How L\'evy flights triggered by presence of defectors affect evolution of cooperation in spatial games

TL;DR

This study investigates how Levy flight mobility patterns, triggered by neighboring defectors, influence the evolution of cooperation in spatial games, revealing optimal conditions for different sensitivities and population densities.

Contribution

The paper develops an agent-based model to systematically analyze the effects of Levy flight parameters on cooperation, highlighting the role of movement length and defector sensitivity.

Findings

Moderate sensitivity to defectors most promotes cooperation.

Shorter movements favor cooperation at high sensitivity.
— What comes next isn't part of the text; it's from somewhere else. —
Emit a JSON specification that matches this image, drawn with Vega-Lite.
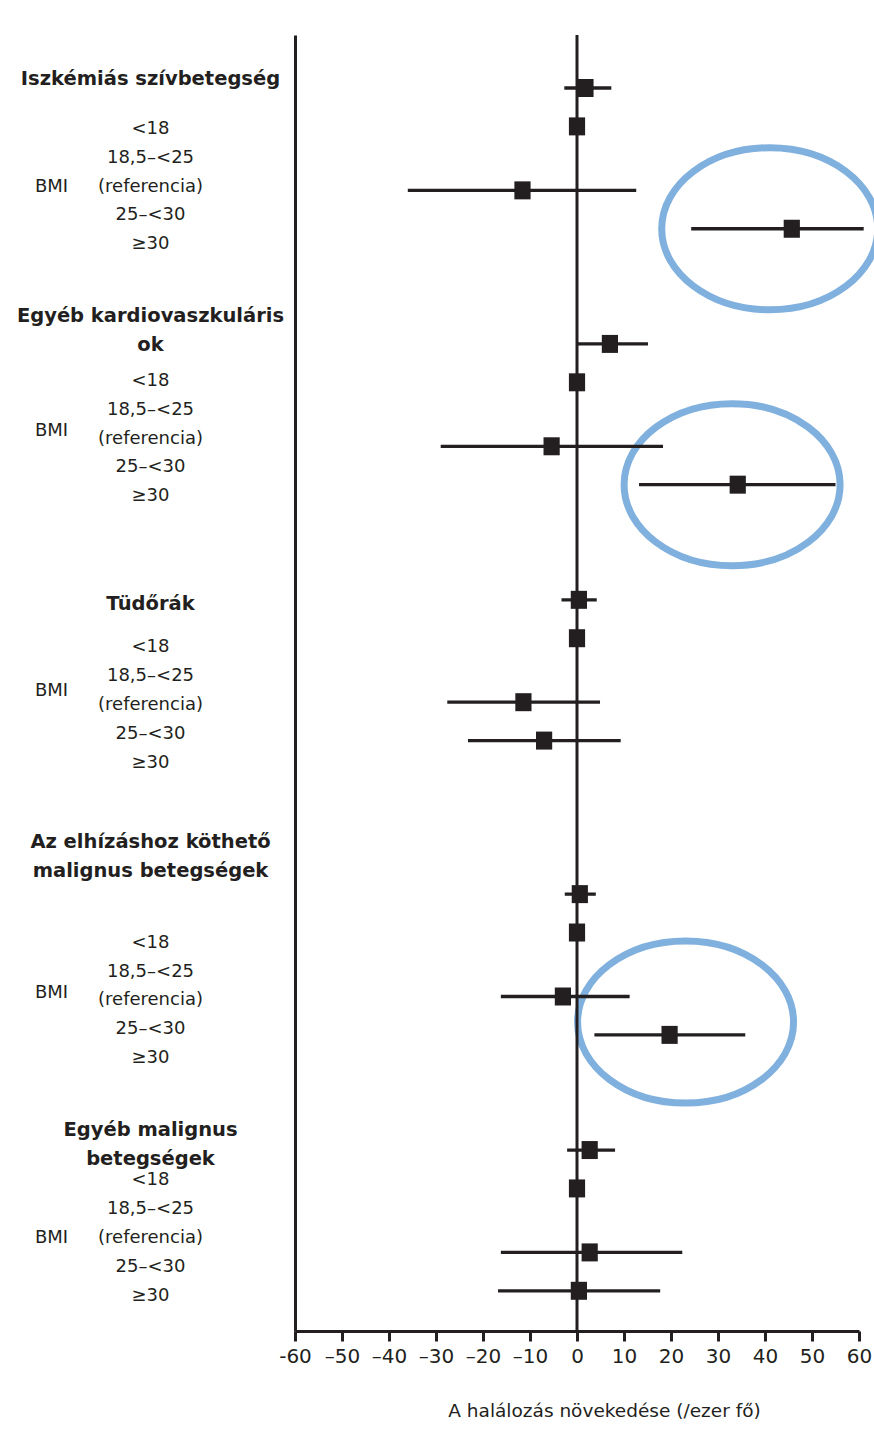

Longer movements are better when sensitivity is low.

Abstract

Cooperation among individuals has been key to sustaining societies. However, natural selection favors defection over cooperation. Cooperation can be favored when the mobility of individuals allows cooperators to form a cluster (or group). Mobility patterns of animals sometimes follow a L\'evy flight. A L\'evy flight is a kind of random walk but it is composed of many small movements with a few big movements. The role of L\'evy flights for cooperation has been studied by Antonioni and Tomassini. They showed that L\'evy flights promoted cooperation combined with conditional movements triggered by neighboring defectors. However, the optimal condition for neighboring defectors and how the condition changes by the intensity of L\'evy flights are still unclear. Here, we developed an agent-based model in a square lattice where agents perform L\'evy flights depending on the fraction of neighboring defectors. We systematically studied the relationships among three factors for cooperation: sensitivity to defectors, the intensity of L\'evy flights, and population density. Results of evolutionary simulations showed that moderate sensitivity most promoted cooperation. Then, we found that the shortest movements were best for cooperation when the sensitivity to defectors was high. In contrast, when the sensitivity was low, longer movements were best for cooperation. Thus, L\'evy flights, the balance between short and long jumps, promoted cooperation in any sensitivity, which was confirmed by evolutionary simulations. Finally, as the population density became larger, higher sensitivity was more beneficial for cooperation to evolve. Our study highlights that L\'evy flights are an optimal searching strategy not only for foraging but also for constructing cooperative relationships with others.